“We didn’t want to it to be something that was just a dissemination of information. The intent was really to be conversational in nature,” said Robin Schumaker, a gifted education coordinator for Virginia Beach City Public Schools (VBCPS).
That’s why, when planning the event “Gifted: A Parent Conference on Social and Emotional Needs,” the VBCPS Office of Gifted Programs brought together a variety of gifted resource teachers (GRTs), gifted cluster classroom teachers, special education coordinators, parents, students and central office administrators to serve as conference presenters and volunteers.
“This gives us an opportunity to purposefully partner with parents,” continued Schumaker, “to have them join us as partners in advocacy. It’s for them to network and forge relationships with other parents and to provide a platform for them to put names and faces together with our office.”
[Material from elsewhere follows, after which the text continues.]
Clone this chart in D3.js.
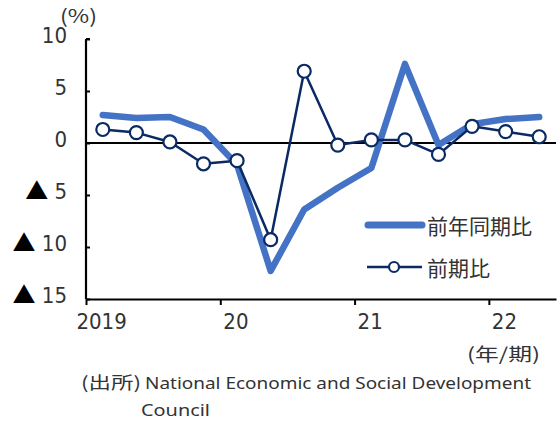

Following an opening session with remarks by Dr. Veleka Gatling, executive director of the Office of Programs for Exceptional Children, and comments from high school gifted students about their educational experiences and social-emotional needs, conference participants attended their choice of breakout sessions and book talks, including: Adolescence Amplified; The Highly Sensitive Child; Harmony at Home; Nurturing Self-understanding and Relationships; The Power of Introverts; Supporting Twice Exceptional Students; The Benefits of Choice and Responsibility; Find Balance and Success Using Growth Mindset; and Understanding our Gifted Children and Advocating with Them.
Meeting the academic needs of students has always been a focus of gifted programs; however, “their social-emotional needs are equally critical to the work,” said Schumaker of the conference’s focus.
Becky Winslow, Brookwood Elementary’s GRT, presented a session that was open to both parents and their children entitled, “Anxious, Curious and Gifted: How to Calm Anxieties, Build Curiosity and Make Sense of Your Superpower.” Anxiety was the topic of a session she attended at a gifted conference, and she wanted to share what she learned.
“It not only tremendously helped myself but then I started using it with students at school and I’ve seen the biggest difference,” she said. “I thought, this is something that seems so simple but I didn’t feel like I knew about it before.”
Winslow’s session explained how anxiety affects children and adults emotionally, physically and educationally, and she offered tips and resources to help individuals calm anxieties, stressing that it is a process.
“It’s something we have practice and work on to keep calming those anxieties,” she said. “It’s mindfulness and actually breathing and letting your mind relax and stop the noise – I call it noise – in your head.”
Of her session, Winslow said, “I want them to take away that in our crazy, busy world and lives they can find time – it can be the drive to work or the bus ride to school or while I’m at my locker – to take a few minutes and take a couple of deep breaths and I can get through the next part of my day. It’s three minutes of still and relax.”
Relaxing is what parents and students could do in the conference’s “Center of Solitude,” which included aromatherapy, music and art. It was part of the Activity Resource Center, known as the ARC, where Salem Elementary GRT Melissa Ross, Luxford Elementary GRT Sharon Babbs and 10 high school student volunteers set up games and helped facilitate different learning stations.
“Students have choices of activities,” explained Ross. “There are games that are truly games, for joy and fun, and there are some centers where they will be learning about cognitive visualization – the optical illusion station– or cultural frame of reference. We have gifted pedagogy built into those stations.”
Ross talks regularly with parents and students at her school about giftedness, but she was pleased that several Salem parents and students attended the Saturday conference to learn even more about social and emotional needs.
“I really hope, especially for the elementary school students, that they come away knowing a little bit more about what giftedness means and in the context of me,” said Ross. “We want to know our students and we want to know what their particular challenges are but even more we want them to know themselves.”
Learning more about oneself was part of what Winslow covered in the “Make Sense of Your Superpower” portion of her session.
“The superpower part is really getting to know who you are inside. Besides being a student, an athlete, a son – who are you really?”
Winslow had each participant put the short answers to various questions in sections of a paper shield. How would you describe yourself? How do you want other people to see you? What are you passionate about? How do you spend your time?
“It’s just to get them to identify what they look like as a big picture and then to reflect on that: If there’s a part of your shield you’re not happy with, what can you do to change it?” said Winslow. “We won’t be able to answer all of that in one session. It will give them something to think about.”
Reflection and understanding were some of the takeaways Shumaker hoped attendees would experience.
“We hope that parents have a greater understanding of our work and our commitment to not only academics, but in particular, the social and emotional needs. We hope that they will better understand the resources and different things that we can offer them in terms of support. And most importantly, to provide them with some tools that they can use immediately either conversationally or otherwise with their gifted children.”